You can call them transphobic all you want,but polls show they’re penis-phobic.
Cam
@inbama:
And once again the vague statements with no backing. Well I see your statement and raise you one with a quote, a poll and a link. 56% of Americans support a Trans inclusive ENDA.
“”The effort to ban discrimination on the basis of gender identity, an issue transgender Americans face with overwhelming regularity, sees less public support among the general public, with only 56 percent of respondents favoring the protections outlined in the current version of ENDA. The only age group with less than a majority of support for the anti-discrimination effort is made up of Americans 65 and up, according to the December 9 poll by United Technologies/National Journal Congressional Connection.”

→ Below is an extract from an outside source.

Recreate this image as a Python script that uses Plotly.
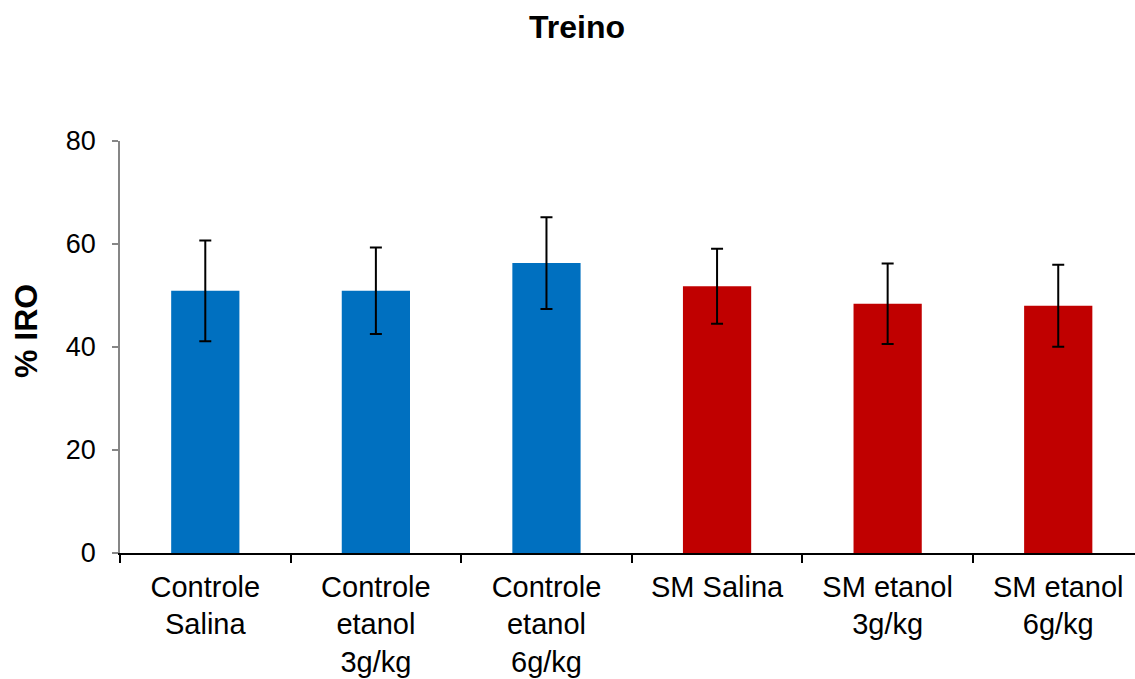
import plotly.graph_objects as go

categories = ["Controle<br>Salina", "Controle<br>etanol<br>3g/kg", "Controle<br>etanol<br>6g/kg",
              "SM Salina", "SM etanol<br>3g/kg", "SM etanol<br>6g/kg"]
means = [50.9, 50.9, 56.3, 51.8, 48.4, 48.0]
errors = [9.8, 8.4, 8.9, 7.3, 7.8, 7.95]
colors = ["#0070C0", "#0070C0", "#0070C0", "#C00000", "#C00000", "#C00000"]
yticks = [0, 20, 40, 60, 80]

fig = go.Figure()
fig.add_trace(go.Bar(
    x=categories, y=means, width=0.4,
    marker=dict(color=colors, line=dict(width=0)),
    error_y=dict(type="data", array=errors, visible=True, color="black", thickness=2, width=6),
))

fig.update_layout(
    width=1135, height=679,
    margin=dict(l=120, r=0, t=141, b=126),
    paper_bgcolor="white", plot_bgcolor="white",
    showlegend=False,
    font=dict(family="Liberation Sans, Arial, sans-serif", color="black"),
    title=dict(text="<b>Treino</b>", x=577/1135, xanchor="center", y=1 - 27/679, yanchor="middle",
               font=dict(size=32, color="black")),
    xaxis=dict(type="category", range=[-0.5, 5.45], showline=True, linecolor="black", linewidth=1.5,
               ticks="outside", tickson="boundaries", ticklen=8, tickcolor="black", tickwidth=1.5,
               tickfont=dict(size=29, color="black"), ticklabelstandoff=7, automargin=False,
               showgrid=False, zeroline=False),
    yaxis=dict(range=[0, 80], tickvals=yticks, showline=True, linecolor="#868686", linewidth=1.5,
               ticks="outside", ticklen=6, tickcolor="#868686", tickwidth=1.5,
               tickfont=dict(size=27, color="black"), ticklabelstandoff=11, automargin=False,
               showgrid=False, zeroline=False),
    annotations=[dict(text="<b>% IRO</b>", xref="paper", yref="paper", x=-120/1015 + 26/1015, y=(553 - 331) / 412,
                      xanchor="center", yanchor="middle", textangle=-90, showarrow=False,
                      font=dict(size=32, color="black"))],
)

fig.write_html("out.html")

http://www.advocate.com/politics/2013/12/14/poll-majority-americans-support-trans-inclusive-enda
And as for “Penises in the Bathroom” wow, you took that right from your FOX News memo right? ENDA says you can’t fire them, I must have missed the part where it said that straight women were required to be chased around bathrooms by penises.
inbama
@Cam:
CAM,
So, I cite a poll from CBS and you accuse me of taking marching orders from FOX?

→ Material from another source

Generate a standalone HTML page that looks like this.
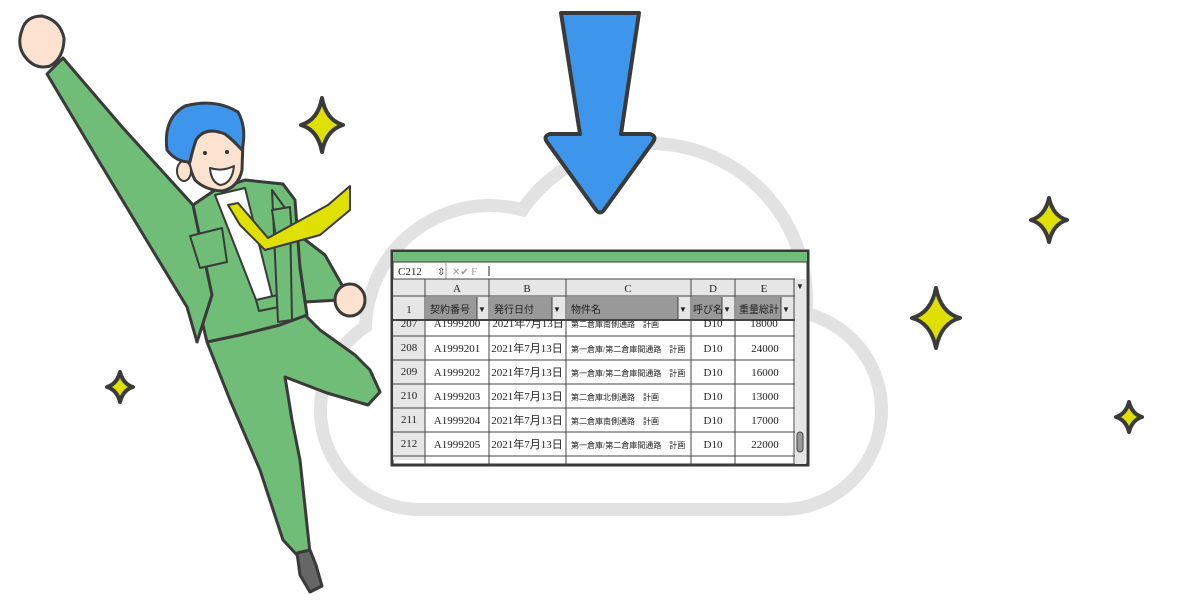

There are days you sound as ridiculous as your namesake on “Modern Family.”
E T
@Wilberforce, @sfhally, @etseq: Wow. Three anti-left commenters on a queer site? I grew up around conservatives telling me that the world would be better if they could round up the gays and shoot them. Most of them just politely clarified that I’m a sinner, and they don’t want to see me make out with another guy (because that’s all gay people do, of course, is PDA in front of the children). Of course, this could all just be a big red herring, maybe you all just have unresolved contempt towards trans people, that you’d rather side with homophobes than trans people. Either way, if you don’t think that politicians should be questioned or held accountable, I don’t think you fully understand the point of our political process. I just can’t believe I’m reading anti-left comments on a queer site, that’s so depressing. Alas.
inbama
@E T:
The gay movement hasn’t been “leftist” since the demise of the Gay Liberation Front in 1973 and is non-ideological.
E T
@inbama: There isn’t a gay movement, there are gay people with individual opinions, but between the two, “the left” has been where gay progress happens. I’m still partly convinced you all only disparage the left when the conversation turns to trans people. If that’s the case, that’s bigotry, has nothing to do with politics.
inbama
@E T:
Had you said “There isn’t ONE gay movement, there are gay people with individual opinions,” I could at least agree that far.

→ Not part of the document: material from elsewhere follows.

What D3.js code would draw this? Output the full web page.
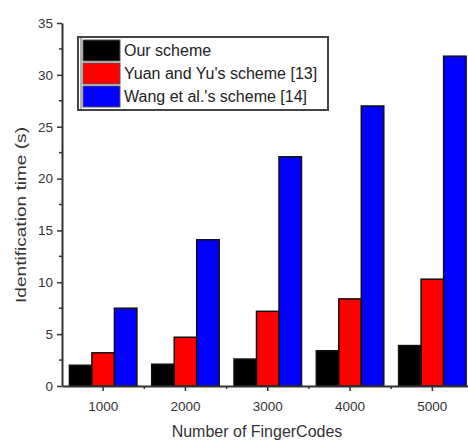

I would add however “and that is as it should be.”
E T
@inbama: I agree with you. And I certainly don’t want to live in a world where everybody shares my opinions. It’s just that the left has been the driving force for LGBT rights, including disrupting the many conservative cultures which were (and some who still are) happy to kill us off. I’m not suggesting people shouldn’t question liberalism, it just seems counter-intuitive to be anti-liberal when gay in this particular political context. Questioning it, having a different set of opinions, that’s all great by me. Specifically lashing out at a very large group of people (because there isn’t one left either), who’ve been driving a culture where I can expect to not get shot in my day to day life, and can even expect to live openly and honestly? I don’t get it.